Predicted probabilities for the entire population with nested case-control studies

Following the last comments on a previous datamethods thread, I had doubts about how the prediction of the post-test probability of a binary logistic regression model would be calculated on the basis of a nested case-control design, so that the estimated probabilities would be similar to those of a model with the full cohort. In order for the question to be better understood, at the cost of lengthening, I propose an imaginary experiment.
Two residents try to predict deaths in critically ill patients admitted for infection. There are no censored data, deaths occur in 2-3 days, so the effect can be measured with logistic regression.
James reviews 1200 infections that were admitted in the last 10 years, and finds 120 deaths (10%), and develops a model with 6 predictors.
A different doctor, Henry, does not have time to review 1200 medical records, and after thinking about it for a while comes to the conclusion that it might not be necessary to compare 120 deaths against 1020 no deaths. To solve his time problem, he designs a case-control study nested on the complete cohort. That is, the cases are the 120 patients who die, but as controls randomly selects a group of patients who do not die, being the ratio 1:4. Enrique develops a model of binary logistic regression similar to that of James.
When Henry and James compare the predictions of their respective equations, the result differs. Although they both know that the death rate is 10%, in Henry’s series it represents 25% by sampling, so the intercepts differ.
What is the best solution for analyzing Henry’s data?

1 Like

If you are asking what I think you are asking, then the solution in logistic regression is to shift the intercept of the logistic regression model by the log of the ratio of sampling fractions: b=log(pr(S=1|case)/pr(S=1|control)). If LP is the linear predictor based on the (nested) case-control study, the risk is given by logit^{-1}(b+LP). This is a very cool property of the odds ratio. It is an important step towards understanding why we can use logistic regression for case control studies without explicitly acknowledging the very biased study design. This is written about in many papers including Anderson 1972, Prentice and Pyke 1979, and many others…

2 Likes

Thank you!!!
Indeed, that’s what I was asking. So I’m going to check if I’ve understood it with an experiment. In the hypothetical nested control case study, the probability of events is 0.255. I know (prior data) that in the general population, it is actually 0.134. Then, I calculate log(0,134/0,255), and the result is added to the intercept of the logistic equation obtained with the nested case-controls to modify the baseline log odds. For example, if the intercept of the nested control cases is equal to -1.3180, to calculate the proportion in the entire population I would have to apply as intercept of the logistic formula -1.3180 + log(0.134/0.255), leaving the rest of the terms of the linear predictor the same. That?

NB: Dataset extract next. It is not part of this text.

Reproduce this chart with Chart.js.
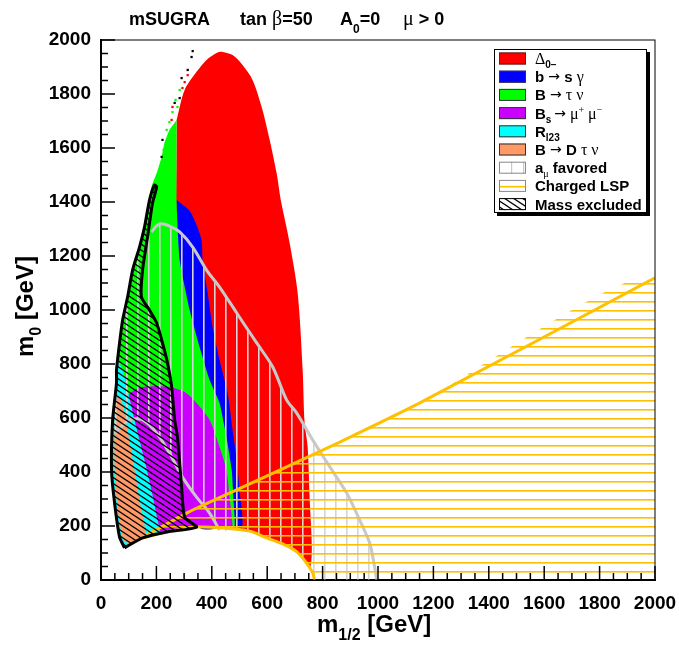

Nope. You need to use the log of the ratio of sampling probabilities (cases divided by controls) and not log of the ratio of event rates. In your example:

pr(S=1|case) = 120/120 = 1 since all cases are sampled
pr(S=1|control)= 480/1020 =0.47 since 480 of 1020 controls are sampled.

So, the offset (or intercept shift) is log(1/0.47) and this is the quantity you add to -1.3180.

Does this make sense?
js

Well… I’m not sure. Your interpretation of the question is perfect.
But in the complete cohort I am giving as an example, the linear predictor is -2,1340+ 1,0930 *x. So applying the logistic equation, the probability of dying with x=1 is 0,261, while patients with X= 0, have a probability of 0,1058. These are the probabilities that I approximately would like to obtain with the nested case-control study. Therefore, to try this I took a sample of the entire cohort as explained above and simulated the nested control-case desing, obtaining the equation is -1.3180 +0.900 x. So the intercept should decrease to approximate the predicted probability in the entire population. Do you mean that I should use -1.3180 - log(1/0,47) as intercept?? Is that the solution?

Yes! That is correct.

Thank you very much for spending part of your time teaching me a basic statistical question I didn’t know. I thought it was very nice. Now comes the hard part. So according to the calculation, the probability of death in the general population, estimated with the data from the nested case-control study, would be 25.7% with X=1, and 11.1% with X=0. This coincides quite well with the real percentages which are 26.1% with X=1 and 10.6% with X=0. The question now would be how to calculate the 95% confidence intervals for that prediction, bearing in mind that the standard errors are 0.209 for X, 0.114 for the intercept (both from the nested study), but I don’t know what should be considered for the standard error of the new intercept.